- _DATA TO PROCESS_
::::::::::
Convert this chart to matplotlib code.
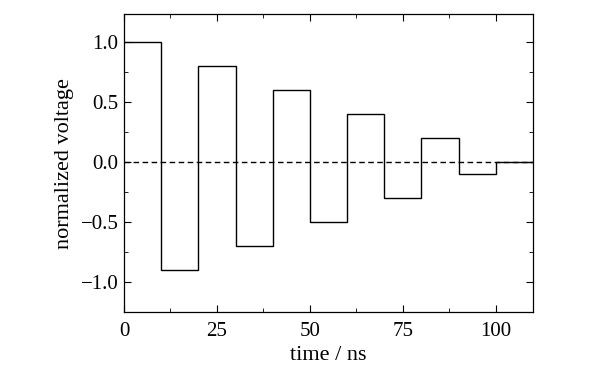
import matplotlib.pyplot as plt
import numpy as np
from matplotlib.ticker import MultipleLocator

# step edges (ns) and normalized voltage for each 10 ns segment
edges = [0, 10, 20, 30, 40, 50, 60, 70, 80, 90, 100, 110]
voltage = [1.0, -0.9, 0.8, -0.7, 0.6, -0.5, 0.4, -0.3, 0.2, -0.1, 0.0]
yticks = [-1.0, -0.5, 0.0, 0.5, 1.0]
ylabels = ['\u22121.0', '\u22120.5', '0.0', '0.5', '1.0']

plt.rcParams['font.family'] = ['Liberation Serif', 'DejaVu Serif']
plt.rcParams['font.size'] = 15

fig = plt.figure(figsize=(5.91, 3.72), dpi=100)
ax = fig.add_axes([0.2098, 0.161, 0.692, 0.801])

ax.stairs(voltage, edges, color='black', lw=1.0, baseline=None)
ax.axhline(0, color='black', lw=1.0, ls=(0, (4, 2.5)), zorder=0)

ax.set_xlim(0, 110)
ax.set_ylim(-1.25, 1.235)
ax.xaxis.set_major_locator(MultipleLocator(25))
ax.xaxis.set_minor_locator(MultipleLocator(12.5))
ax.yaxis.set_minor_locator(MultipleLocator(0.25))
ax.set_yticks(yticks)
ax.set_yticklabels(ylabels)
ax.tick_params(which='both', direction='in', top=True, right=True)
ax.tick_params(which='major', length=5, pad=4)
ax.tick_params(axis='x', which='major', pad=7)
ax.tick_params(which='minor', length=3)
for s in ax.spines.values():
    s.set_linewidth(0.9)

ax.set_xlabel('time / ns', fontsize=16, labelpad=4)
ax.set_ylabel('normalized voltage', fontsize=16, labelpad=5)

fig.savefig('out.png', dpi=100)
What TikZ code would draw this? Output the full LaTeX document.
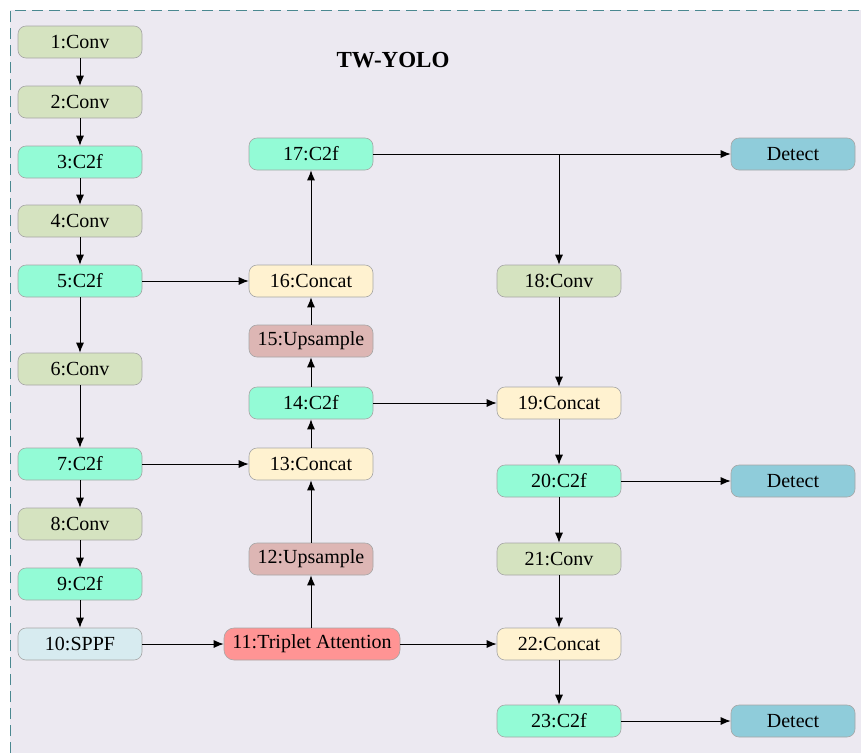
\documentclass[tikz,border=0pt]{standalone}
\usepackage{fontspec}
\setmainfont{Liberation Serif}
\usetikzlibrary{arrows.meta}
\definecolor{bgc}{HTML}{ECE9F1}
\definecolor{dashc}{HTML}{4A8890}
\definecolor{convc}{HTML}{D5E3C0}
\definecolor{cfc}{HTML}{93FBD6}
\definecolor{catc}{HTML}{FFF2D0}
\definecolor{upc}{HTML}{DDB6B4}
\definecolor{tac}{HTML}{FF9494}
\definecolor{sppfc}{HTML}{D7EBF0}
\definecolor{detc}{HTML}{8FCCDA}
\begin{document}
\begin{tikzpicture}[x=1pt,y=-1pt,
  blk/.style={draw=gray!70, line width=0.6pt, rounded corners=8pt, minimum width=124pt, minimum height=32pt, inner sep=0pt, font=\fontsize{20}{22}\selectfont},
  conv/.style={blk, fill=convc},
  cf/.style={blk, fill=cfc},
  cat/.style={blk, fill=catc},
  up/.style={blk, fill=upc},
  sppf/.style={blk, fill=sppfc},
  det/.style={blk, fill=detc},
  ta/.style={blk, fill=tac, minimum width=176pt, rounded corners=10pt},
  arr/.style={-{Latex[length=10pt,width=8pt]}, line width=1pt, black}]
\useasboundingbox (0,0) rectangle (861,753);
\fill[white] (0,0) rectangle (861,753);
\fill[bgc] (10,10) rectangle (861,753);
\draw[dashc, line width=1pt, dash pattern=on 11pt off 6pt] (10,753) -- (10,10) -- (861,10);
\node[font=\bfseries\fontsize{23}{26}\selectfont] (title) at (393,60) {TW-YOLO};
% column 1
\node[conv] (n1) at (80,42) {1:Conv};
\node[conv] (n2) at (80,102) {2:Conv};
\node[cf] (n3) at (80,162) {3:C2f};
\node[conv] (n4) at (80,221) {4:Conv};
\node[cf] (n5) at (80,281) {5:C2f};
\node[conv] (n6) at (80,369) {6:Conv};
\node[cf] (n7) at (80,464) {7:C2f};
\node[conv] (n8) at (80,524) {8:Conv};
\node[cf] (n9) at (80,584) {9:C2f};
\node[sppf] (n10) at (80,644) {10:SPPF};
% column 2
\node[cf] (n17) at (311,154) {17:C2f};
\node[cat] (n16) at (311,281) {16:Concat};
\node[up] (n15) at (311,341) {15:Upsample};
\node[cf] (n14) at (311,403) {14:C2f};
\node[cat] (n13) at (311,464) {13:Concat};
\node[up] (n12) at (311,559) {12:Upsample};
\node[ta] (n11) at (312,644) {11:Triplet Attention};
% column 3
\node[conv] (n18) at (559,281) {18:Conv};
\node[cat] (n19) at (559,403) {19:Concat};
\node[cf] (n20) at (559,481) {20:C2f};
\node[conv] (n21) at (559,559) {21:Conv};
\node[cat] (n22) at (559,644) {22:Concat};
\node[cf] (n23) at (559,721) {23:C2f};
% detect
\node[det] (d1) at (793,154) {Detect};
\node[det] (d2) at (793,481) {Detect};
\node[det] (d3) at (793,721) {Detect};
% edges
\draw[arr] (n1) -- (n2);
\draw[arr] (n2) -- (n3);
\draw[arr] (n3) -- (n4);
\draw[arr] (n4) -- (n5);
\draw[arr] (n5) -- (n6);
\draw[arr] (n6) -- (n7);
\draw[arr] (n7) -- (n8);
\draw[arr] (n8) -- (n9);
\draw[arr] (n9) -- (n10);
\draw[arr] (n5) -- (n16);
\draw[arr] (n7) -- (n13);
\draw[arr] (n10) -- (n11);
\draw[arr] (n11.north -| n12) -- (n12);
\draw[arr] (n12) -- (n13);
\draw[arr] (n13) -- (n14);
\draw[arr] (n14) -- (n15);
\draw[arr] (n15) -- (n16);
\draw[arr] (n16) -- (n17);
\draw[arr] (n17) -- (d1);
\coordinate (br) at (n18.north |- n17);
\draw[line width=1pt] (n17.east) -- (br);
\draw[arr] (br) -- (n18);
\draw[arr] (n18) -- (n19);
\draw[arr] (n14) -- (n19);
\draw[arr] (n19) -- (n20);
\draw[arr] (n20) -- (d2);
\draw[arr] (n20) -- (n21);
\draw[arr] (n21) -- (n22);
\draw[arr] (n11) -- (n22);
\draw[arr] (n22) -- (n23);
\draw[arr] (n23) -- (d3);
\end{tikzpicture}
\end{document}
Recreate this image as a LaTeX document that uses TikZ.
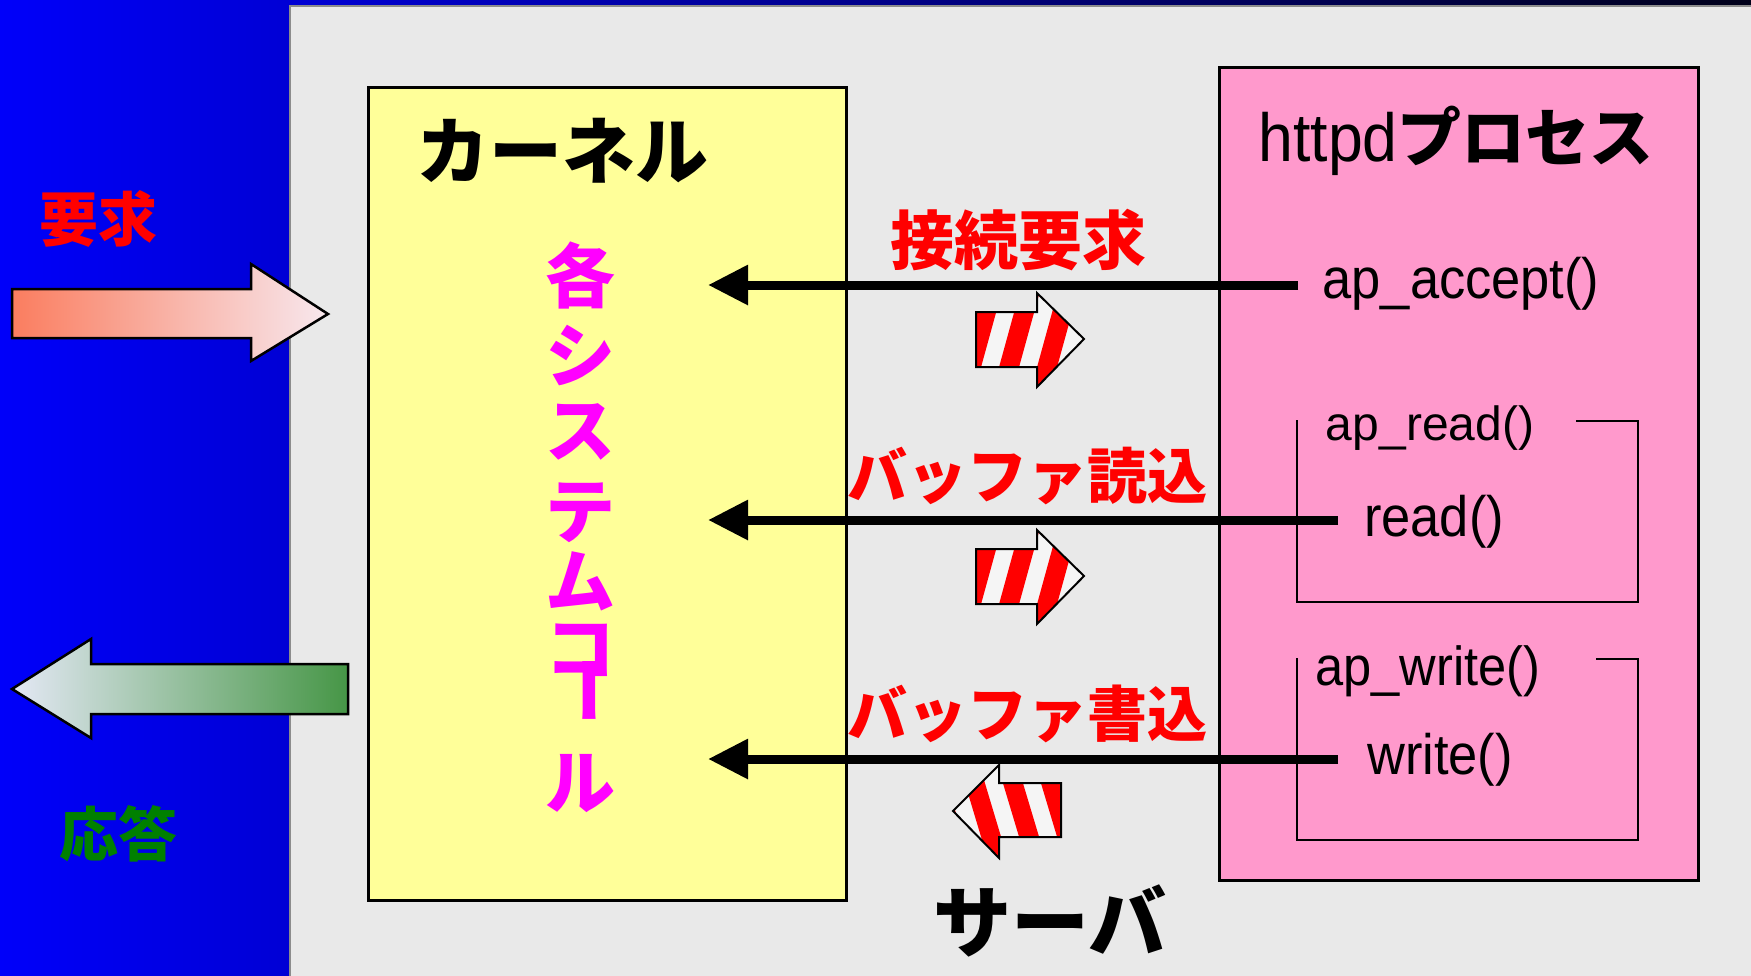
::::::::::
- _WORK INSTRUCTIONS_
Repeat each entry above word for word, leaving every picture out.

- _WRITTEN SOLUTION_
Convert this chart to matplotlib code.
import matplotlib.pyplot as plt
import numpy as np
from matplotlib.ticker import MultipleLocator

# step edges (ns) and normalized voltage for each 10 ns segment
edges = [0, 10, 20, 30, 40, 50, 60, 70, 80, 90, 100, 110]
voltage = [1.0, -0.9, 0.8, -0.7, 0.6, -0.5, 0.4, -0.3, 0.2, -0.1, 0.0]
yticks = [-1.0, -0.5, 0.0, 0.5, 1.0]
ylabels = ['\u22121.0', '\u22120.5', '0.0', '0.5', '1.0']

plt.rcParams['font.family'] = ['Liberation Serif', 'DejaVu Serif']
plt.rcParams['font.size'] = 15

fig = plt.figure(figsize=(5.91, 3.72), dpi=100)
ax = fig.add_axes([0.2098, 0.161, 0.692, 0.801])

ax.stairs(voltage, edges, color='black', lw=1.0, baseline=None)
ax.axhline(0, color='black', lw=1.0, ls=(0, (4, 2.5)), zorder=0)

ax.set_xlim(0, 110)
ax.set_ylim(-1.25, 1.235)
ax.xaxis.set_major_locator(MultipleLocator(25))
ax.xaxis.set_minor_locator(MultipleLocator(12.5))
ax.yaxis.set_minor_locator(MultipleLocator(0.25))
ax.set_yticks(yticks)
ax.set_yticklabels(ylabels)
ax.tick_params(which='both', direction='in', top=True, right=True)
ax.tick_params(which='major', length=5, pad=4)
ax.tick_params(axis='x', which='major', pad=7)
ax.tick_params(which='minor', length=3)
for s in ax.spines.values():
    s.set_linewidth(0.9)

ax.set_xlabel('time / ns', fontsize=16, labelpad=4)
ax.set_ylabel('normalized voltage', fontsize=16, labelpad=5)

fig.savefig('out.png', dpi=100)
What TikZ code would draw this? Output the full LaTeX document.
\documentclass[tikz,border=0pt]{standalone}
\usepackage{fontspec}
\setmainfont{Liberation Serif}
\usetikzlibrary{arrows.meta}
\definecolor{bgc}{HTML}{ECE9F1}
\definecolor{dashc}{HTML}{4A8890}
\definecolor{convc}{HTML}{D5E3C0}
\definecolor{cfc}{HTML}{93FBD6}
\definecolor{catc}{HTML}{FFF2D0}
\definecolor{upc}{HTML}{DDB6B4}
\definecolor{tac}{HTML}{FF9494}
\definecolor{sppfc}{HTML}{D7EBF0}
\definecolor{detc}{HTML}{8FCCDA}
\begin{document}
\begin{tikzpicture}[x=1pt,y=-1pt,
  blk/.style={draw=gray!70, line width=0.6pt, rounded corners=8pt, minimum width=124pt, minimum height=32pt, inner sep=0pt, font=\fontsize{20}{22}\selectfont},
  conv/.style={blk, fill=convc},
  cf/.style={blk, fill=cfc},
  cat/.style={blk, fill=catc},
  up/.style={blk, fill=upc},
  sppf/.style={blk, fill=sppfc},
  det/.style={blk, fill=detc},
  ta/.style={blk, fill=tac, minimum width=176pt, rounded corners=10pt},
  arr/.style={-{Latex[length=10pt,width=8pt]}, line width=1pt, black}]
\useasboundingbox (0,0) rectangle (861,753);
\fill[white] (0,0) rectangle (861,753);
\fill[bgc] (10,10) rectangle (861,753);
\draw[dashc, line width=1pt, dash pattern=on 11pt off 6pt] (10,753) -- (10,10) -- (861,10);
\node[font=\bfseries\fontsize{23}{26}\selectfont] (title) at (393,60) {TW-YOLO};
% column 1
\node[conv] (n1) at (80,42) {1:Conv};
\node[conv] (n2) at (80,102) {2:Conv};
\node[cf] (n3) at (80,162) {3:C2f};
\node[conv] (n4) at (80,221) {4:Conv};
\node[cf] (n5) at (80,281) {5:C2f};
\node[conv] (n6) at (80,369) {6:Conv};
\node[cf] (n7) at (80,464) {7:C2f};
\node[conv] (n8) at (80,524) {8:Conv};
\node[cf] (n9) at (80,584) {9:C2f};
\node[sppf] (n10) at (80,644) {10:SPPF};
% column 2
\node[cf] (n17) at (311,154) {17:C2f};
\node[cat] (n16) at (311,281) {16:Concat};
\node[up] (n15) at (311,341) {15:Upsample};
\node[cf] (n14) at (311,403) {14:C2f};
\node[cat] (n13) at (311,464) {13:Concat};
\node[up] (n12) at (311,559) {12:Upsample};
\node[ta] (n11) at (312,644) {11:Triplet Attention};
% column 3
\node[conv] (n18) at (559,281) {18:Conv};
\node[cat] (n19) at (559,403) {19:Concat};
\node[cf] (n20) at (559,481) {20:C2f};
\node[conv] (n21) at (559,559) {21:Conv};
\node[cat] (n22) at (559,644) {22:Concat};
\node[cf] (n23) at (559,721) {23:C2f};
% detect
\node[det] (d1) at (793,154) {Detect};
\node[det] (d2) at (793,481) {Detect};
\node[det] (d3) at (793,721) {Detect};
% edges
\draw[arr] (n1) -- (n2);
\draw[arr] (n2) -- (n3);
\draw[arr] (n3) -- (n4);
\draw[arr] (n4) -- (n5);
\draw[arr] (n5) -- (n6);
\draw[arr] (n6) -- (n7);
\draw[arr] (n7) -- (n8);
\draw[arr] (n8) -- (n9);
\draw[arr] (n9) -- (n10);
\draw[arr] (n5) -- (n16);
\draw[arr] (n7) -- (n13);
\draw[arr] (n10) -- (n11);
\draw[arr] (n11.north -| n12) -- (n12);
\draw[arr] (n12) -- (n13);
\draw[arr] (n13) -- (n14);
\draw[arr] (n14) -- (n15);
\draw[arr] (n15) -- (n16);
\draw[arr] (n16) -- (n17);
\draw[arr] (n17) -- (d1);
\coordinate (br) at (n18.north |- n17);
\draw[line width=1pt] (n17.east) -- (br);
\draw[arr] (br) -- (n18);
\draw[arr] (n18) -- (n19);
\draw[arr] (n14) -- (n19);
\draw[arr] (n19) -- (n20);
\draw[arr] (n20) -- (d2);
\draw[arr] (n20) -- (n21);
\draw[arr] (n21) -- (n22);
\draw[arr] (n11) -- (n22);
\draw[arr] (n22) -- (n23);
\draw[arr] (n23) -- (d3);
\end{tikzpicture}
\end{document}
Recreate this image as a LaTeX document that uses TikZ.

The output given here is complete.